Doesn’t this sound wonderful? I think so. I am passionately in love with our life-giving and life-saving religion. But I have to be honest with you. In my view, our covenant has a serious limitation. This is that we only covenant to affirm and promote our principles. We do not, as yet, covenant to live them. I think this makes our religion weaker than it could be. I think it’s one reason why many UU churches seem like social clubs for likeminded people, rather than religious communities that engage us at the very deepest levels of our being.

But imagine—just imagine—what might happen if we covenanted to LIVE our principles? If we covenanted to LIVE the inherent worth and dignity of every person, and justice, equity, and compassion in human relations, and respect for the interdependent web of all existence? This would make our religion quite demanding, wouldn’t it? We would have to shed any possessions in excess of what we need. We would have to learn how to communicate, and behave, in nonviolent ways. We would have to act in the world, every day, as Marge Piercy says, to “bless whatever (we) can with eyes and hands and tongues, and if (we) can’t bless it, get ready to make it new.”

Can we meet those demands? Can we bless the world, or make it new? YES, WE CAN.

We can, because we walk together, in covenanted community, with none of us alone. We can, because the many sources of our faith give us sustenance for the journey. We can, because we love.

My brothers and sisters, let us deepen our covenant so that we live it in every moment. Then can this religion of love claim its true power in the world. Then can the Way of the Chalice be the way of blessing we want it to be.

May it be so.
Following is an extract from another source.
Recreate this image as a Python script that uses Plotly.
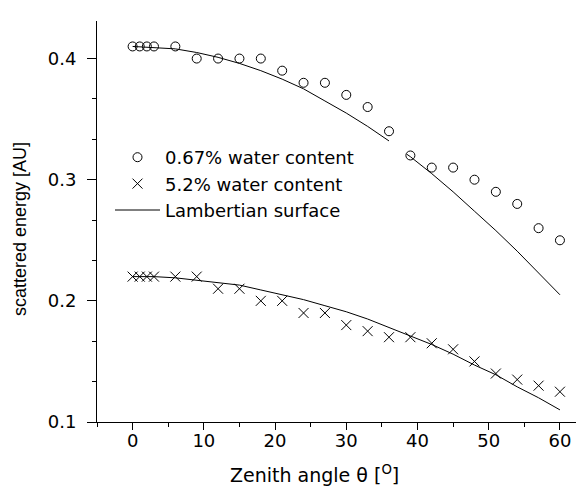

Blessed be.

 

1Parker, Rebecca A.  “Under Construction:  Knowing and Transforming Our Unitarian Universalist Theological House.”  Unpublished paper, presented at Collegium, October 23-26, 2003.  p. 6.

2Wright, Conrad.  “Congregational Polity and the Covenant,”  Redeeming Time:  Endowing Your Church with the Power of Covenant, Walter P. Herz, ed., Boston, Skinner House Books, 1999.  p. 39.

3Parker, ibid.

Adams, James Luther. #591 in Singing the Living Tradition.  Boston, Unitarian Universalist Association, 1993.